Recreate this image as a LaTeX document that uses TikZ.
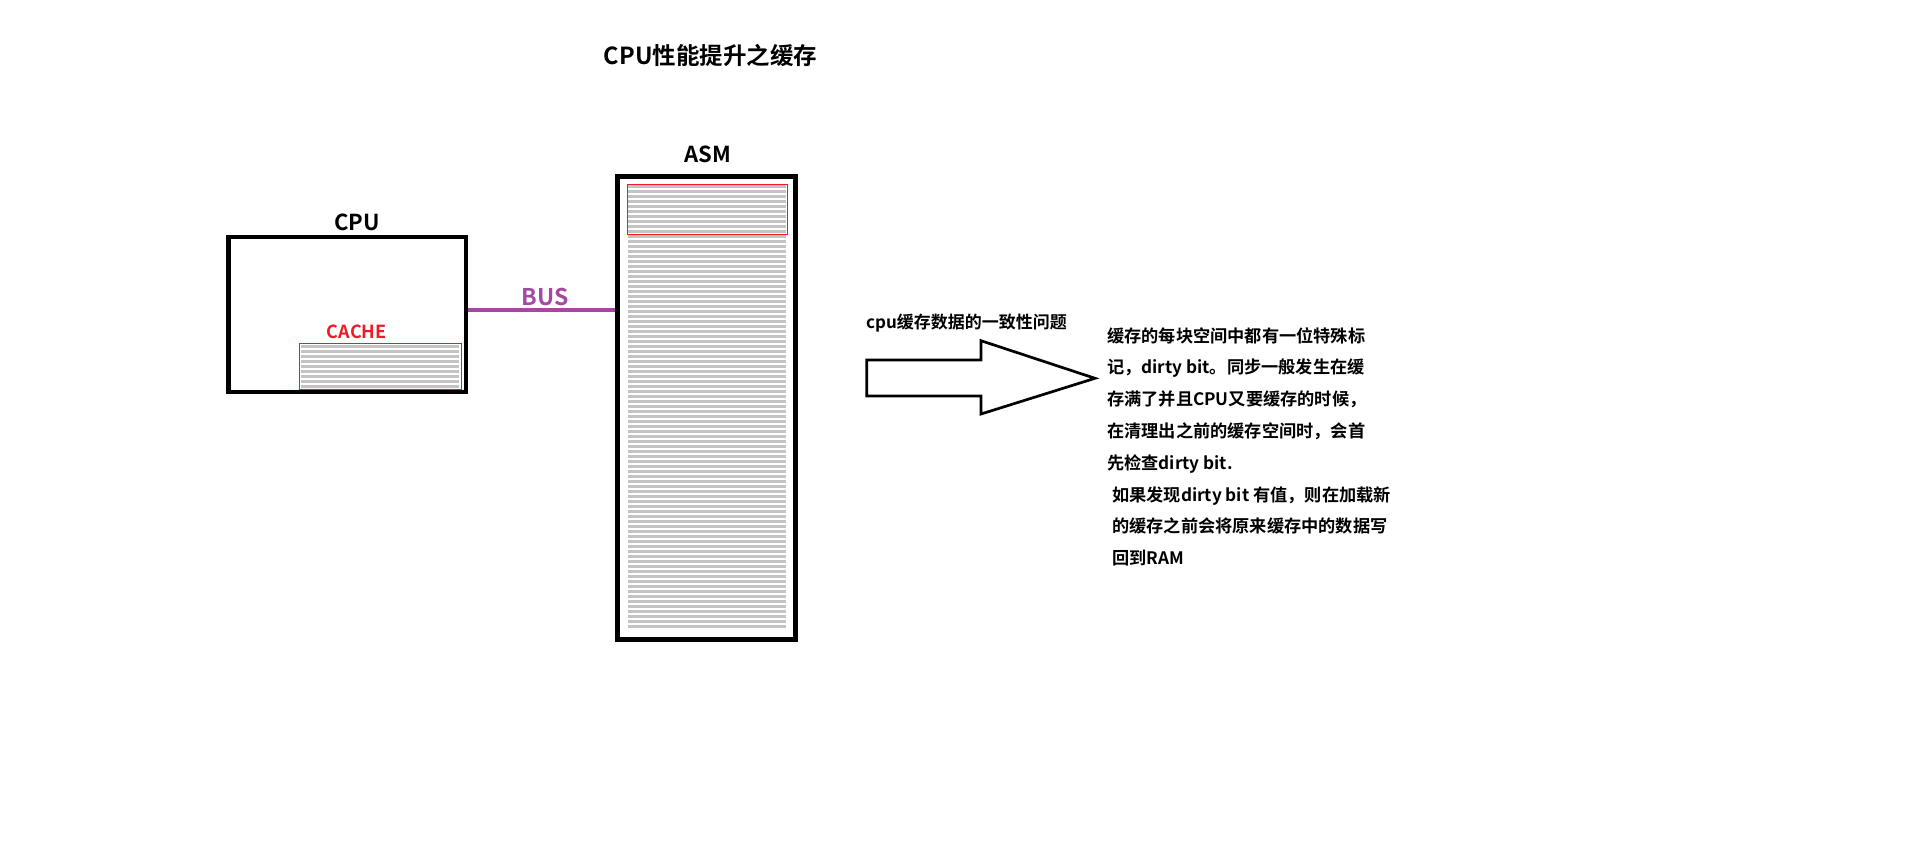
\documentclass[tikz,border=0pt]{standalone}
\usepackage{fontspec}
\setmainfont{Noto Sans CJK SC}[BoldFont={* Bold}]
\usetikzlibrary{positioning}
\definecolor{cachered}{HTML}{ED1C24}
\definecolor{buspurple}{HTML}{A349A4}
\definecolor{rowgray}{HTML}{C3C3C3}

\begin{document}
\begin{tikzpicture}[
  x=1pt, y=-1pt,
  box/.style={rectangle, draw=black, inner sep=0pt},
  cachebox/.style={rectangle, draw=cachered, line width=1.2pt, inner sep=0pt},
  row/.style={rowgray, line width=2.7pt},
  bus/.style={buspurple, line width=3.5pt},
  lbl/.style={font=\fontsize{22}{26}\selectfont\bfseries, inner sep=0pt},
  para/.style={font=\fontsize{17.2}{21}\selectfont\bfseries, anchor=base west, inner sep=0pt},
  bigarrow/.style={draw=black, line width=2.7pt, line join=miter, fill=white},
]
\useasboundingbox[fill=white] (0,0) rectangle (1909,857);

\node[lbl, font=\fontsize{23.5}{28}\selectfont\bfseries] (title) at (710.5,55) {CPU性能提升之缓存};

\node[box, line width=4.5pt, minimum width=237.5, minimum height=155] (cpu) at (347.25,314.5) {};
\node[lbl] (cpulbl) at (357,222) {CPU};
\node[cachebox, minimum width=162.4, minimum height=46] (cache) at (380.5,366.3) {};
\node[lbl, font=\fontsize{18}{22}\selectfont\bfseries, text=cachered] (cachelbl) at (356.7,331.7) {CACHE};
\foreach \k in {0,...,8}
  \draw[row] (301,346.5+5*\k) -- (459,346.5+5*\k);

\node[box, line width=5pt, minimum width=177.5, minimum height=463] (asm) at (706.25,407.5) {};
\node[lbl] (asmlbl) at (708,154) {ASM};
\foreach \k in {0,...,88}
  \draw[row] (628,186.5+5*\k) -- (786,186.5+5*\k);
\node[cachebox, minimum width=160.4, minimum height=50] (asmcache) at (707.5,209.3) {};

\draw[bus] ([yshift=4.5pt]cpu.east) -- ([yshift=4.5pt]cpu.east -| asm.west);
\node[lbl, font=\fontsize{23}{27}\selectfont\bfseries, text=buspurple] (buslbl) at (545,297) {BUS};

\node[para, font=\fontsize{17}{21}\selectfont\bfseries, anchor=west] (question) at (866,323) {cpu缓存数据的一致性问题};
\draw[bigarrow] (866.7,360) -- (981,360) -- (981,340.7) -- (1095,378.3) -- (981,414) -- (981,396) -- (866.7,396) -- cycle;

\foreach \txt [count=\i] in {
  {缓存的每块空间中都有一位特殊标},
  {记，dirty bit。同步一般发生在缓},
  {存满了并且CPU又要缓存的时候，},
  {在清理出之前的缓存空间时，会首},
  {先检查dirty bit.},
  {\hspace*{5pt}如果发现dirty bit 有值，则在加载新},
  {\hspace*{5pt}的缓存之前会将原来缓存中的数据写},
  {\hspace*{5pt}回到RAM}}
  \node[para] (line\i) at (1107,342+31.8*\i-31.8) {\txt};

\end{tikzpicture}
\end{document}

## EXERCISE
Reproduce all of the material above word for word. Omit the pictures.

## RIGHT ANSWER
Recreate this image as a LaTeX document that uses TikZ.
\documentclass[tikz,border=0pt]{standalone}
\usepackage{fontspec}
\setmainfont{Noto Sans CJK SC}[BoldFont={* Bold}]
\usetikzlibrary{positioning}
\definecolor{cachered}{HTML}{ED1C24}
\definecolor{buspurple}{HTML}{A349A4}
\definecolor{rowgray}{HTML}{C3C3C3}

\begin{document}
\begin{tikzpicture}[
  x=1pt, y=-1pt,
  box/.style={rectangle, draw=black, inner sep=0pt},
  cachebox/.style={rectangle, draw=cachered, line width=1.2pt, inner sep=0pt},
  row/.style={rowgray, line width=2.7pt},
  bus/.style={buspurple, line width=3.5pt},
  lbl/.style={font=\fontsize{22}{26}\selectfont\bfseries, inner sep=0pt},
  para/.style={font=\fontsize{17.2}{21}\selectfont\bfseries, anchor=base west, inner sep=0pt},
  bigarrow/.style={draw=black, line width=2.7pt, line join=miter, fill=white},
]
\useasboundingbox[fill=white] (0,0) rectangle (1909,857);

\node[lbl, font=\fontsize{23.5}{28}\selectfont\bfseries] (title) at (710.5,55) {CPU性能提升之缓存};

\node[box, line width=4.5pt, minimum width=237.5, minimum height=155] (cpu) at (347.25,314.5) {};
\node[lbl] (cpulbl) at (357,222) {CPU};
\node[cachebox, minimum width=162.4, minimum height=46] (cache) at (380.5,366.3) {};
\node[lbl, font=\fontsize{18}{22}\selectfont\bfseries, text=cachered] (cachelbl) at (356.7,331.7) {CACHE};
\foreach \k in {0,...,8}
  \draw[row] (301,346.5+5*\k) -- (459,346.5+5*\k);

\node[box, line width=5pt, minimum width=177.5, minimum height=463] (asm) at (706.25,407.5) {};
\node[lbl] (asmlbl) at (708,154) {ASM};
\foreach \k in {0,...,88}
  \draw[row] (628,186.5+5*\k) -- (786,186.5+5*\k);
\node[cachebox, minimum width=160.4, minimum height=50] (asmcache) at (707.5,209.3) {};

\draw[bus] ([yshift=4.5pt]cpu.east) -- ([yshift=4.5pt]cpu.east -| asm.west);
\node[lbl, font=\fontsize{23}{27}\selectfont\bfseries, text=buspurple] (buslbl) at (545,297) {BUS};

\node[para, font=\fontsize{17}{21}\selectfont\bfseries, anchor=west] (question) at (866,323) {cpu缓存数据的一致性问题};
\draw[bigarrow] (866.7,360) -- (981,360) -- (981,340.7) -- (1095,378.3) -- (981,414) -- (981,396) -- (866.7,396) -- cycle;

\foreach \txt [count=\i] in {
  {缓存的每块空间中都有一位特殊标},
  {记，dirty bit。同步一般发生在缓},
  {存满了并且CPU又要缓存的时候，},
  {在清理出之前的缓存空间时，会首},
  {先检查dirty bit.},
  {\hspace*{5pt}如果发现dirty bit 有值，则在加载新},
  {\hspace*{5pt}的缓存之前会将原来缓存中的数据写},
  {\hspace*{5pt}回到RAM}}
  \node[para] (line\i) at (1107,342+31.8*\i-31.8) {\txt};

\end{tikzpicture}
\end{document}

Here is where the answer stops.